Note that I am not objecting to adding new services. Apparently what Mike has in mind is an “auto-update” system, which will be welcome to those TDs I know who have difficulty in mastering the concept of unzipping a file. What I object to is the elimination of existing services.

The current format rating supplement files will continue to be available in the Members Only area and will continue to be uploaded to the web site some time after the printed supplement is sent to the printer. There will be someone on the USCF staff assigned the task of creating and uploading those files, I don’t know yet who that will be.

However, the new format files will NOT be available in the Members Only area, they will only be available through the TD/Affiliate Support Area, and will be available as soon the supplement records have been created.

Thus, if you want the most recent (and more complete) data in the most recent format, you will need to get it through TD/A.

Historically the cutoff for a supplement has been events held and received prior to the month before the supplement takes effect, ie, for the April supplement it would not include any events that ended or were received after February 28th.
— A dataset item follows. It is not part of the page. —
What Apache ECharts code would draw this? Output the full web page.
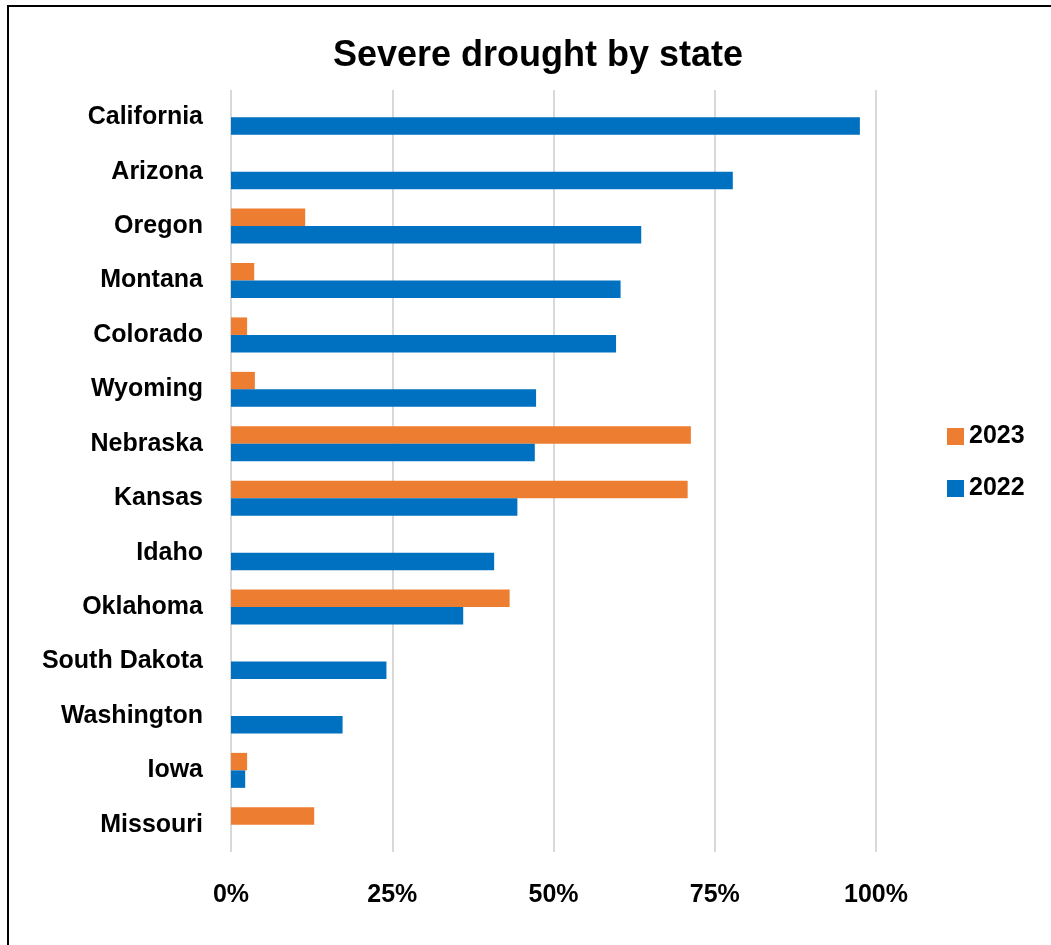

As far as I know, that policy is not changing.

Because of near-real-time ratings I don’t know exactly how supplement cutoffs will work in the new ratings system yet, especially for events submitted online, but the ultimate processing cutoff point will probably continue to be somewhere around the 10th of the month before the supplement becomes current, because it is tied to the cycle of generating labels for Chess Life.

By “more complete,” do you mean that the new files will include ratings modified after the supplement cutoff, or just that it will include members whose ratings have not changed (or who have no ratings)? If the former is what you have in mind, what rating will SwissSys/WinTD call up when a player is imported from the database? While there are some directors now who use “most current,” 90% of the time what is wanted is “last published.”